I’m reading all this academic literature about how deluded white Americans are. What I’m finding most interesting are the studies that show a gap between what people say they believe and how they actually behave on tests that measure unconscious assumptions. In daily life, this manifests as the white woman who says she doesn’t have any stereotypes about black people, but who unconsciously grips her purse tighter when she passes a black man on the street, or the white employer who says he wants a diverse workplace, but whose body language toward a black job applicant is subtly less welcoming. According to psychologists, this is the most common type of white American. Those who are openly racist and those who are truly not racist are both minorities.

I’ve been thinking about what this type of unconsciousness means economically and politically for people of color, but also what it means spiritually for whites. Every author I’ve read so far points out that people tend to cling to their delusions, making up reasons for their behavior so they don’t have to face their unconscious motivations. It makes me wonder how often this applies to other areas of our lives, as well. What are the self delusions I cling to, and what harm do they cause?

For example, I’ve been dragging my heels about getting my mom’s name engraved on the headstone that already bears her maiden name. Decades ago, my grandmother purchased six plots together, and now they are all full (My grandparents, three of their children, and one son-in-law). But the headstone is still half empty because my cousin never got around to adding his parents’ names after they died, years ago. Before she died, my mother instructed me to have her sister and brother-in-law added to the headstone when her name was added (She made a point of wanting her brother-in-law to be listed last since he was not really part of the family). In the winter, when I was working on my mother’s affairs full time, the funeral director told me they usually don’t engrave headstones at the cemetery in winter; they wait until spring, so I put the chore off. Well, now my tulips are blooming, the clematis buds are poised to open, and the fern are unfurling. Still, every day I postpone calling the gravestone company. Is this simply laziness on my part, or evidence of some unconscious issue? Maybe engraving her name seems too permanent. Or maybe I have some unresolved anger, and procrastinating on the headstone is a relatively harmless way of acting passive aggressive. If that’s the case, I wonder what it means that my cousin still hasn’t added his father’s name after ten years.

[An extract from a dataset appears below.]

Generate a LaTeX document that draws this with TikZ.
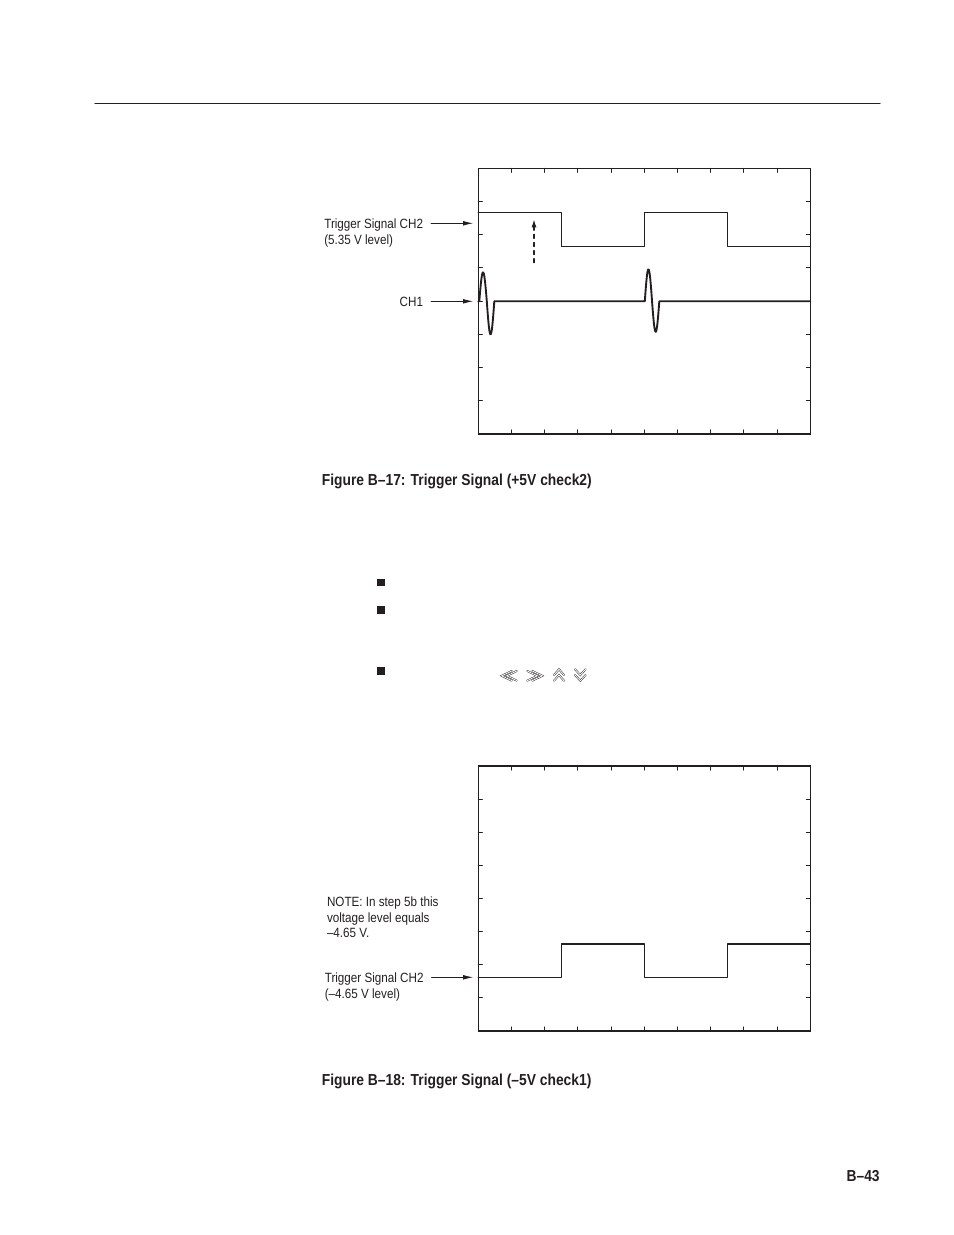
\documentclass[tikz,border=0pt]{standalone}
\usepackage{fontspec}
\setmainfont{Liberation Sans}[FakeStretch=0.87]
\usetikzlibrary{arrows.meta,positioning}
\definecolor{Ink}{RGB}{35,31,32}

\begin{document}
\begin{tikzpicture}[x=0.6415pt,y=-0.6415pt,line cap=round,line join=round,
  grat/.style={draw=Ink,line width=0.8pt,line join=miter},
  tick/.style={draw=Ink,line width=0.7pt},
  trace/.style={draw=Ink,line width=1pt},
  lbl/.style={text=Ink,inner sep=0pt,font=\fontsize{8.6}{10}\selectfont,text height=6.2pt,text depth=0pt},
  note/.style={text=Ink,inner sep=0pt,align=left,font=\fontsize{8.6}{10}\selectfont},
  figcap/.style={text=Ink,inner sep=0pt,font=\bfseries\fontsize{10.2}{12}\selectfont},
  sigarrow/.style={draw=Ink,line width=0.6pt,-{Latex[length=6.5pt,width=3pt]},shorten <=5pt},
  bulletsq/.style={fill=Ink,minimum size=5pt,inner sep=0pt},
  chev/.style={draw=Ink,double,double distance=0.55pt,line width=0.3pt,line join=miter}]
\path[use as bounding box] (0,0) rectangle (954,1235);
\draw[Ink,line width=0.8pt] (95,103.3) -- (880,103.3);
% Figure B-17
\draw[grat] (478.3,168.3) rectangle (810.3,434);
\draw[tick] (511.5,168.3) -- ++(0,4) (544.7,168.3) -- ++(0,4) (577.9,168.3) -- ++(0,4) (611.1,168.3) -- ++(0,4) (644.3,168.3) -- ++(0,4) (677.5,168.3) -- ++(0,4) (710.7,168.3) -- ++(0,4) (743.9,168.3) -- ++(0,4) (777.1,168.3) -- ++(0,4);
\draw[tick] (511.5,434) -- ++(0,-4) (544.7,434) -- ++(0,-4) (577.9,434) -- ++(0,-4) (611.1,434) -- ++(0,-4) (644.3,434) -- ++(0,-4) (677.5,434) -- ++(0,-4) (710.7,434) -- ++(0,-4) (743.9,434) -- ++(0,-4) (777.1,434) -- ++(0,-4);
\draw[tick] (478.3,201.5) -- ++(4,0) (478.3,234.7) -- ++(4,0) (478.3,267.9) -- ++(4,0) (478.3,301.1) -- ++(4,0) (478.3,334.3) -- ++(4,0) (478.3,367.5) -- ++(4,0) (478.3,400.7) -- ++(4,0);
\draw[tick] (810.3,201.5) -- ++(-4,0) (810.3,234.7) -- ++(-4,0) (810.3,267.9) -- ++(-4,0) (810.3,301.1) -- ++(-4,0) (810.3,334.3) -- ++(-4,0) (810.3,367.5) -- ++(-4,0) (810.3,400.7) -- ++(-4,0);
\draw[trace] (478.3,212.3) -- (561.3,212.3) -- (561.3,246.3) -- (644.3,246.3) -- (644.3,212.3) -- (727.3,212.3) -- (727.3,246.3) -- (810.3,246.3);
\draw[trace,line width=1.2pt] (478.3,301.3) -- plot[domain=0:360,samples=61] ({479.3+\x/360*15},{301.3-(\x<180?29:33)*sin(\x)}) -- (644.6,301.3) -- plot[domain=0:360,samples=61] ({644.8+\x/360*14.5},{301.3-(\x<180?32:30.5)*sin(\x)}) -- (810.3,301.3);
\coordinate (dashtail) at (534,262.7);
\coordinate (dashtip) at (534,219.5);
\draw[draw=Ink,line width=0.7pt,dash pattern=on 2.6pt off 2.6pt,-{Latex[length=5pt,width=3.2pt]}] (dashtail) -- (dashtip);
\node[lbl,anchor=west] (trigA) at (324,223.3) {Trigger Signal CH2};
\node[lbl,below=4pt of trigA.south west,anchor=north west] (levelA) {(5.35 V level)};
\node[lbl,anchor=east] (chone) at (423.3,301.3) {CH1};
\coordinate (trigtipA) at (473.3,223.3);
\coordinate (chtip) at (473.3,301.3);
\draw[sigarrow] (trigA.east) -- (trigtipA);
\draw[sigarrow] (chone.east) -- (chtip);
\node[figcap,anchor=base west] (capA) at (321.5,485) {Figure B–17: Trigger Signal (+5V check2)};
% bullets and button symbols
\node[bulletsq] (bulA) at (381,582.5) {};
\node[bulletsq] (bulB) at (381,610) {};
\node[bulletsq] (bulC) at (381,671.2) {};
\draw[chev] (511.7,671) -- (501.7,675.8) -- (511.7,680.6);
\draw[chev] (516.7,671) -- (506.7,675.8) -- (516.7,680.6);
\draw[chev] (527.3,671) -- (537.3,675.8) -- (527.3,680.6);
\draw[chev] (532.3,671) -- (542.3,675.8) -- (532.3,680.6);
\draw[chev] (554,675) -- (559,669.3) -- (564,675);
\draw[chev] (554,680.7) -- (559,675) -- (564,680.7);
\draw[chev] (575,669.3) -- (580.3,675) -- (585.6,669.3);
\draw[chev] (575,675) -- (580.3,680.7) -- (585.6,675);
% Figure B-18
\draw[grat] (478.3,766) rectangle (810.3,1031);
\draw[tick] (511.5,766) -- ++(0,4) (544.7,766) -- ++(0,4) (577.9,766) -- ++(0,4) (611.1,766) -- ++(0,4) (644.3,766) -- ++(0,4) (677.5,766) -- ++(0,4) (710.7,766) -- ++(0,4) (743.9,766) -- ++(0,4) (777.1,766) -- ++(0,4);
\draw[tick] (511.5,1031) -- ++(0,-4) (544.7,1031) -- ++(0,-4) (577.9,1031) -- ++(0,-4) (611.1,1031) -- ++(0,-4) (644.3,1031) -- ++(0,-4) (677.5,1031) -- ++(0,-4) (710.7,1031) -- ++(0,-4) (743.9,1031) -- ++(0,-4) (777.1,1031) -- ++(0,-4);
\draw[tick] (478.3,799.1) -- ++(4,0) (478.3,832.3) -- ++(4,0) (478.3,865.4) -- ++(4,0) (478.3,898.5) -- ++(4,0) (478.3,931.6) -- ++(4,0) (478.3,964.8) -- ++(4,0) (478.3,997.9) -- ++(4,0);
\draw[tick] (810.3,799.1) -- ++(-4,0) (810.3,832.3) -- ++(-4,0) (810.3,865.4) -- ++(-4,0) (810.3,898.5) -- ++(-4,0) (810.3,931.6) -- ++(-4,0) (810.3,964.8) -- ++(-4,0) (810.3,997.9) -- ++(-4,0);
\draw[trace] (478.3,977.3) -- (561.3,977.3) -- (561.3,944) -- (644.3,944) -- (644.3,977.3) -- (727.3,977.3) -- (727.3,944) -- (810.3,944);
\node[note,anchor=north west] (noteB) at (326.7,896.7) {NOTE: In step 5b this\\voltage level equals\\–4.65 V.};
\node[lbl,anchor=west] (trigB) at (324.5,977.3) {Trigger Signal CH2};
\node[lbl,below=4pt of trigB.south west,anchor=north west] (levelB) {(–4.65 V level)};
\coordinate (trigtipB) at (473.3,977.3);
\draw[sigarrow] (trigB.east) -- (trigtipB);
\node[figcap,anchor=base west] (capB) at (321.5,1085.5) {Figure B–18: Trigger Signal (–5V check1)};
\node[figcap,anchor=base east] (pgnum) at (880,1181) {B–43};
\end{tikzpicture}
\end{document}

We humans are so complicated, our true motivations often mysterious. I recently watched a friend muck up a situation because of some passive aggressive behavior that I’m pretty sure was unconscious. It reminds me that Thich Nhat Hanh and other Buddhists talk about mindfulness as a peace issue. As Hanh writes in Peace is Every Step,”We are afraid to bring into our conscious mind the feelings of pain that are buried in us, because they will make us suffer.” He suggests we take up practices like mindful breathing that help us to acknowledge our painful feelings and accept them. Only when we pay attention to our thoughts and actions can we stop ourselves from hurting others accidentally and sow seeds of peace instead.

In the situation with the friend, my first impulse was to figure out how to make him more self aware, just as my first impulse after reading the studies on racism was to go around educating other white people. But then there’s that old line in scripture about removing the plank from your own eye first, a line I suspect Buddhists would agree with. As Gandhi and others have pointed out, transforming ourselves and transforming the world go hand in hand.